The Term loan is subject to certain covenants, whereby the Company is required to meet certain financial ratios and obligations on a quarterly basis. As of December 31, 2018, the Company was in compliance with all financial covenants.

In connection with the Term loan, the Company incurred issuance costs of $7.3 million which are net against the Term loan on the balance sheet. Unamortized debt issuance costs as of December 31, 2018 amount to $5.5 million.

Secured revolving credit facility

The Company has a secured revolving credit facility which is effective through March 2022. Under this agreement, we may borrow the lesser of the borrowing base calculation and $50 million. As long as no default has occurred and with lender consent, we may increase the maximum availability to $70 million in $5 million increments. We may request letters of credit in an aggregate amount equal to the lesser of the borrowing base calculation (minus outstanding advances) and $5 million. The borrowing base is generally defined as 95% of our eligible accounts receivable less certain reserves.

Our borrowings bear interest at one-month LIBOR plus 1.50% to 1.75%, depending on current availability. We will pay letter of credit fees equal to the applicable margin times the daily maximum amount available to be drawn under all letters of credit outstanding and a monthly unused fee at a rate per annum of 0.25% on the aggregate unused commitment. As of December 31, 2018, outstanding letters of credit totaled $893.
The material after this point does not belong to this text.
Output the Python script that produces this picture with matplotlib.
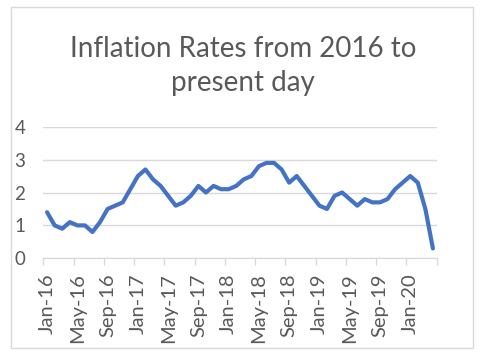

The agreement contains standard affirmative and negative covenants that may limit or restrict our ability to sell assets, incur additional indebtedness and engage in mergers and acquisitions. We are required to maintain a minimum consolidated fixed charge coverage ratio of 1.00:1.00, if a reporting trigger period commences. We were in compliance with applicable covenants as of December 31, 2018.

As of December 31, 2018, we had $31,152 of outstanding borrowings and our remaining borrowing capacity was $10,171.

We have entered into factoring agreements with financial institutions to sell certain of our accounts receivable under non-recourse agreements. These transactions are accounted for as a reduction in accounts receivable because the agreements transfer effective control over and risk related to the receivables to the buyers. We do not service any factored accounts after the factoring has occurred. We utilize factoring arrangements as part of our financing for working capital. The aggregate gross amount factored under these agreements was $4,040 for nine months ended December 31, 2018.

BMO Equipment Loan

On December 27, 2018, the Company executed an agreement to secure a loan against US and Canadian assets in the amount of $1.65 million at the interest of 7.568% per annum, to be repaid over 2.5 years. The loan was funded in January 2019.

Capital lease obligations

From time to time and when management believes it to be advantageous, we may enter into other arrangements to finance the purchase or construction of capital assets. For additional details refer note 14, "Commitments and Contingencies".